(Plotting code records)

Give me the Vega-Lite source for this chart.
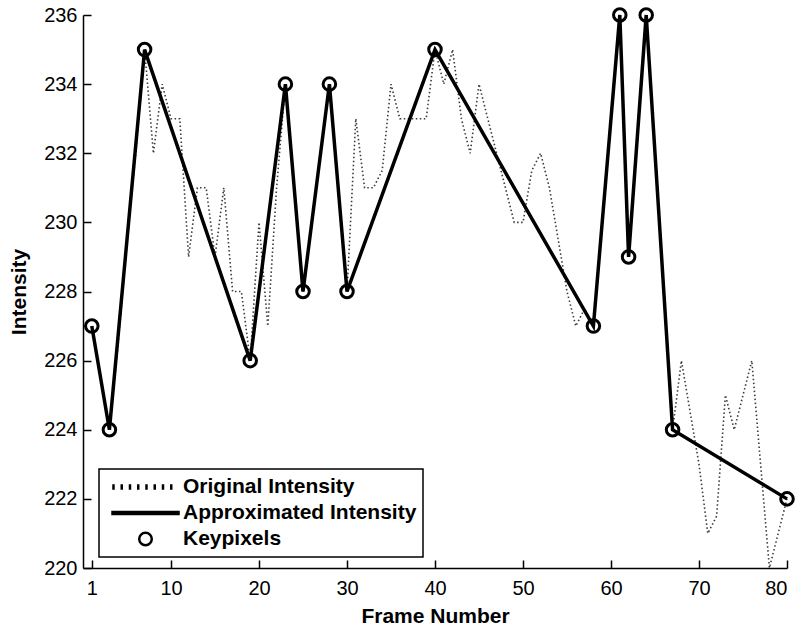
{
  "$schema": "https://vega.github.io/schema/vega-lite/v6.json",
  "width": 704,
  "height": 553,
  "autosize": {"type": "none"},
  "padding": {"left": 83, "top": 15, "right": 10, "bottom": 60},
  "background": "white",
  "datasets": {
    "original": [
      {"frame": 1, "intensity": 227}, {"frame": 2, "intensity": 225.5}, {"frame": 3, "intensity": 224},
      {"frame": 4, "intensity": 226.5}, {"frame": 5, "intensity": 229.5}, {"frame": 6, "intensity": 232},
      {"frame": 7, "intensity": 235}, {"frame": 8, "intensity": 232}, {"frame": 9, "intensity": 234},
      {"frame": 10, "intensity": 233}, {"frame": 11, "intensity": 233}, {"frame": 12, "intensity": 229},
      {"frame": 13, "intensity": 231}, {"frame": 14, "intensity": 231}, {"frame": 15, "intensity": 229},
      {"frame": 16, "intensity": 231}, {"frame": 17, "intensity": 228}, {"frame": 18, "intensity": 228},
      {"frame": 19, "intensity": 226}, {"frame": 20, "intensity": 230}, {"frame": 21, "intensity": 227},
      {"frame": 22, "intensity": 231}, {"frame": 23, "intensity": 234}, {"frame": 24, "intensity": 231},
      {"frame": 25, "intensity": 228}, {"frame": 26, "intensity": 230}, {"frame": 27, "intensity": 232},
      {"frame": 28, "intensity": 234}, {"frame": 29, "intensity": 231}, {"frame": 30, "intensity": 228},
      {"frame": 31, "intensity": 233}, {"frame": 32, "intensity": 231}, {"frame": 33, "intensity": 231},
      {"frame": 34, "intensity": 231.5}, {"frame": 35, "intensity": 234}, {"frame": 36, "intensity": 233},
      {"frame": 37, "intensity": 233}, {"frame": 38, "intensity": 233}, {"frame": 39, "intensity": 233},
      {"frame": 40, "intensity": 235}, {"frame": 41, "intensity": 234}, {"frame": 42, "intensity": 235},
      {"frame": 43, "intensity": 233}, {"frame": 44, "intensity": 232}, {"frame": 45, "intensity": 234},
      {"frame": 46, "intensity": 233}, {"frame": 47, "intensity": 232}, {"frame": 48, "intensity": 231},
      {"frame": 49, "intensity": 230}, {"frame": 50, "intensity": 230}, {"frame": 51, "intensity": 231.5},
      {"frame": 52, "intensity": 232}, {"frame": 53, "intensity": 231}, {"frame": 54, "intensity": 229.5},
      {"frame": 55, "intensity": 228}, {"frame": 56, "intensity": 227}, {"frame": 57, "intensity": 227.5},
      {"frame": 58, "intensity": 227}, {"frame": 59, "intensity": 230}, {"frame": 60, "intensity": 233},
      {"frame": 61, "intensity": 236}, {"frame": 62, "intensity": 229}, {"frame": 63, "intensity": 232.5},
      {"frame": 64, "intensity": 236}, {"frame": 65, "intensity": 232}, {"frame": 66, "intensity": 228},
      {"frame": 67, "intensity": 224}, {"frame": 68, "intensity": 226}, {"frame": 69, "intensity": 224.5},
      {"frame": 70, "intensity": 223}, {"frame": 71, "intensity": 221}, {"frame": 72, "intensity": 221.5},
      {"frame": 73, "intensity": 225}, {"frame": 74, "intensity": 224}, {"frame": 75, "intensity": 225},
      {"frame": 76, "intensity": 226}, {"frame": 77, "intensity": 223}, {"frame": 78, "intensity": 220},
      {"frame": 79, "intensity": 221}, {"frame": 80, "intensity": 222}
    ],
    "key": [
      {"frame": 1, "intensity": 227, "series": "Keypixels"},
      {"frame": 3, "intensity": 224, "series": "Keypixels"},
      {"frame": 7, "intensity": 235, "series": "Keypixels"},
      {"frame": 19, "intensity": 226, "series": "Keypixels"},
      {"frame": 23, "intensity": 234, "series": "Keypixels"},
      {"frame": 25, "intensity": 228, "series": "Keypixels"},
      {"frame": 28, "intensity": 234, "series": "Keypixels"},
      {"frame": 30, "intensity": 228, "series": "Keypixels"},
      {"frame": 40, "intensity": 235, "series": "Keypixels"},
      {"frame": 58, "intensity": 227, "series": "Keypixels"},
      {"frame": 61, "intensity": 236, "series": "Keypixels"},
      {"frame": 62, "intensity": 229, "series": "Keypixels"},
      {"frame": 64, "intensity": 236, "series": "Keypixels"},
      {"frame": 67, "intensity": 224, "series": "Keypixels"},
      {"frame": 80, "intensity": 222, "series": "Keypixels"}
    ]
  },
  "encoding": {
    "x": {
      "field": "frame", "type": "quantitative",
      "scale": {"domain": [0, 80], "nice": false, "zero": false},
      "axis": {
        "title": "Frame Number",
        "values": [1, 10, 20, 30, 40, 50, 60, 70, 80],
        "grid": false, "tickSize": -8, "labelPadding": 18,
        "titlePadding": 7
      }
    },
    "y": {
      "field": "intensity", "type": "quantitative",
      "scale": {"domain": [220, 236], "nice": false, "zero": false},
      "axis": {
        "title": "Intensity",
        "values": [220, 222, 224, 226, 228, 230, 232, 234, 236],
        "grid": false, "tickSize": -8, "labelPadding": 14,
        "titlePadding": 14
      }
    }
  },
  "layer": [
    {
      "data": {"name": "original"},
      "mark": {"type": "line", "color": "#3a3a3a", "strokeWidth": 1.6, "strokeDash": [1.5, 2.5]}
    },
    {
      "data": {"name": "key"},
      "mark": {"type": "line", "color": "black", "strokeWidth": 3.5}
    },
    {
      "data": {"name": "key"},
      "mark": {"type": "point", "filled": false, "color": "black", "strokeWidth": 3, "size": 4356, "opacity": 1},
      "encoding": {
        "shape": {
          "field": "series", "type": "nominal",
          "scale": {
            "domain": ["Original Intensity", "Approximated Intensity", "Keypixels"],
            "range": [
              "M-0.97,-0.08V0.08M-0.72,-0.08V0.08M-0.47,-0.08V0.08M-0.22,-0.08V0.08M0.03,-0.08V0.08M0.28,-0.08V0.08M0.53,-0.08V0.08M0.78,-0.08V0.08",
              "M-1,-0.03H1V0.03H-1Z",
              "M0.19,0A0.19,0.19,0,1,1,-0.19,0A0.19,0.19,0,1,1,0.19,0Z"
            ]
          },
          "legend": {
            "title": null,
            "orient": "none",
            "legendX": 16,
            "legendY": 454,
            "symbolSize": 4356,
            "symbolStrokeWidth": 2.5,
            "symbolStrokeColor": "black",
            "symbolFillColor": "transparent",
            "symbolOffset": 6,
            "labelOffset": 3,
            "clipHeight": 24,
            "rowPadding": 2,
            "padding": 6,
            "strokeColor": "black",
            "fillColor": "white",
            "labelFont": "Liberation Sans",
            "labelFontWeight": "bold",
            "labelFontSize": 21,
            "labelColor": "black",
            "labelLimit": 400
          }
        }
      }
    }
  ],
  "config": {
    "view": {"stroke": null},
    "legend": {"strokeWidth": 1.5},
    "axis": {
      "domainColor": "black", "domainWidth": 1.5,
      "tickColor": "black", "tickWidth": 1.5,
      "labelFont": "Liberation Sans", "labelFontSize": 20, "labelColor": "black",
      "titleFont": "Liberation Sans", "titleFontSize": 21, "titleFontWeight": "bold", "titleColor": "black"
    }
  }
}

==

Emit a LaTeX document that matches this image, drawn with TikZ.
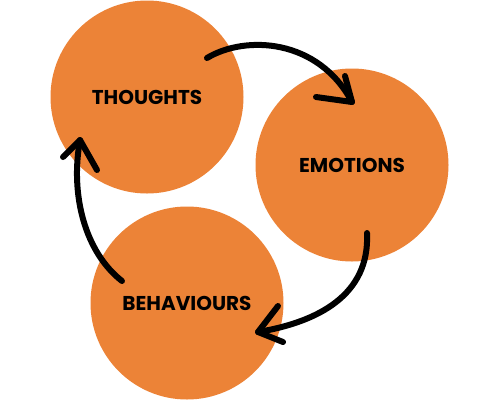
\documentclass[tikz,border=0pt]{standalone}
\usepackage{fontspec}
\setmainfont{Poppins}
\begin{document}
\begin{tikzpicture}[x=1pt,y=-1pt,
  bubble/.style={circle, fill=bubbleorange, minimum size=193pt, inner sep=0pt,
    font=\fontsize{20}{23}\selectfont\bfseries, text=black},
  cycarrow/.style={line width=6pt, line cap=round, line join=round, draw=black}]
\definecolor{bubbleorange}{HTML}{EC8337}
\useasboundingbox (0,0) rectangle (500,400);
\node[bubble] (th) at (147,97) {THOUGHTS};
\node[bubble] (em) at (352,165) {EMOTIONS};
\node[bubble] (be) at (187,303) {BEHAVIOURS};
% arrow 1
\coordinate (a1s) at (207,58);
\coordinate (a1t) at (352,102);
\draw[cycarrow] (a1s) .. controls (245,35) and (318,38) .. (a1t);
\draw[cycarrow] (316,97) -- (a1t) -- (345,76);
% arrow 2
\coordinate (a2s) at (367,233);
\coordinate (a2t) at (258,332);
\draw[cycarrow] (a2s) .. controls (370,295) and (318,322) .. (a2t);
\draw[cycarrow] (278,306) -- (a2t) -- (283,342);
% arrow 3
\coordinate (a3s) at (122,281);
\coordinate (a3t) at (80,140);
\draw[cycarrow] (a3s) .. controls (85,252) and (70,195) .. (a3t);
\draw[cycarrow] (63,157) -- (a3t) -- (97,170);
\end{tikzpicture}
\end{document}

• **DIRECTION**: Reproduce each line from the records that contains the word "this".

• **EXERCISE SOLUTION**:
Give me the Vega-Lite source for this chart.
Emit a LaTeX document that matches this image, drawn with TikZ.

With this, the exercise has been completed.